Purbaya juga menilai terdapat salah baca kondisi ekonomi AS. Sebelumnya pemerintah Negeri Paman Sam terus menerus injeksi uang. Artinya AS sebenarnya mendorong ekonomi dan dampaknya harusnya bagus ke ekonomi global.
Menurutnya, Indonesia pun tidak perlu khawatir akan kondisi higher for longer.
"Selama bisa jaga kondisi ekonomi domestik, higher for longer enggak apa-apa, yang penting jangan terjebak akal bulus mereka [AS]," kata Purbaya.
Suku Bunga BI
Seiring dengan fenomena higher for longer, Bank Indonesia (BI) telah menaikan suku bunga acuannya atau BI rate 275 basis poin (bps) sejak pertengahan 2022. Adapun, dalam Rapat Dewan Gubernur (RDG) periode 19-20 Juni 2024, BI telah mempertahankan suku bunga acuan di level 6,25%.

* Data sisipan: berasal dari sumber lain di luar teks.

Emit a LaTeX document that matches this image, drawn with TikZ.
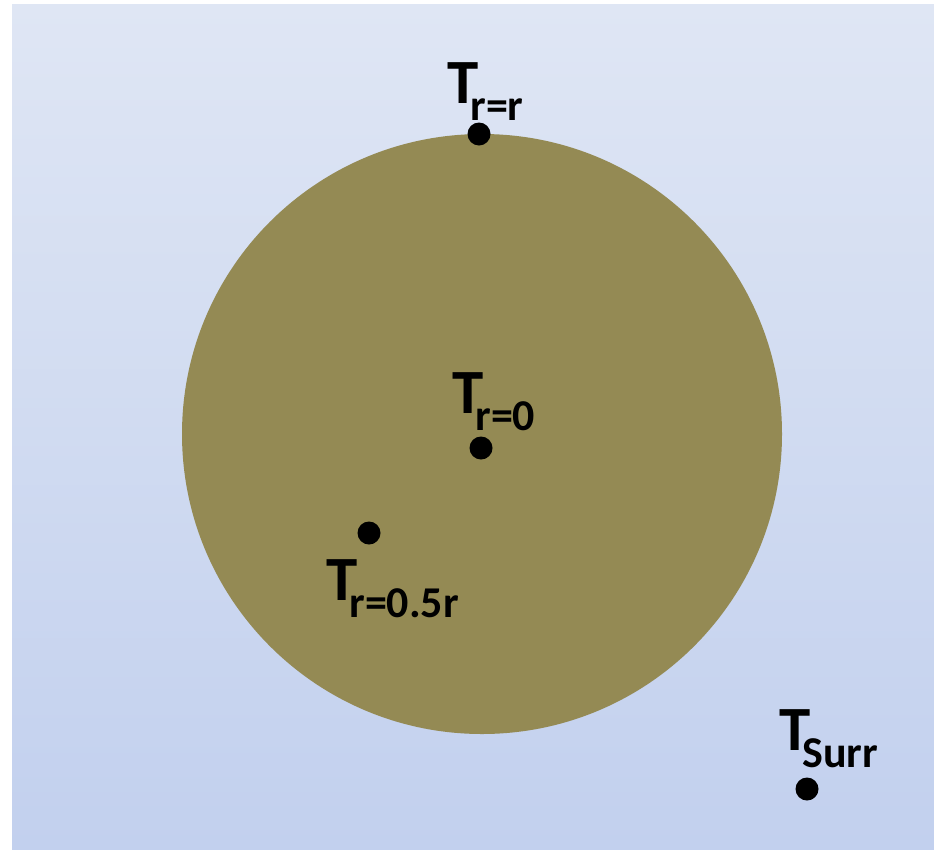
\documentclass[tikz,border=0pt]{standalone}
\usepackage{fontspec}
\setmainfont{Carlito}
\usetikzlibrary{positioning}

\definecolor{ballolive}{HTML}{948A54}
\definecolor{bgtop}{HTML}{DFE6F4}
\definecolor{bgmid}{HTML}{C3D1EE}
\definecolor{bgbot}{HTML}{C2D0EE}

\newcommand{\templabel}[1]{%
    \fontsize{63}{63}\selectfont T\kern-8pt%
    \raisebox{-17pt}{\fontsize{44}{44}\selectfont #1}}

\begin{document}
\begin{tikzpicture}[
    x=1pt,
    y=-1pt,
    ball/.style={
        circle,
        fill=ballolive,
        inner sep=0pt,
        minimum size=600pt
    },
    dot/.style={
        circle,
        fill=black,
        inner sep=0pt,
        minimum size=23pt
    },
    temp/.style={
        anchor=base west,
        inner sep=0pt,
        font=\bfseries
    }
]

\useasboundingbox (0,0) rectangle (934,849);

\shade[top color=bgtop, middle color=bgmid, bottom color=bgbot]
    (12,4) rectangle (934,849);

\node[ball] (sphere) at (482,434) {};

\node[dot] (surface) at (479,134) {};
\node[dot] (centre) at (481,448) {};
\node[dot] (half) at (369,533) {};
\node[dot] (surr) at (807,789) {};

\node[temp] (surfacelabel) at (447,103) {\templabel{r=r}};
\node[temp] (centrelabel) at (452,413) {\templabel{r=0}};
\node[temp] (halflabel) at (326,600) {\templabel{r=0.5r}};
\node[temp] (surrlabel) at (779,750) {\templabel{Surr}};
\end{tikzpicture}
\end{document}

Sebelumnya dalam RDG periode 23-24 April 2024, BI memutuskan untuk menaikan suku bunga acuannya 25 bps dari level 6%. Kenaikan suku bunga acuan per April 2024 menjadi yang pertama kali sejak Oktober 2023.
Gubernur Bank Indonesia (BI) Perry Warjiyo mengungkapkan BI memiliki sejumlah skenario kebijakan suku bunga acuan dengan mempertimbangkan arah Fed Fund Rate. Perry menjelaskan, dalam skenario pertamanya, terdapat potensi The Fed akan menurunkan suku bunga sebesar 25 bps pada akhir tahun ini.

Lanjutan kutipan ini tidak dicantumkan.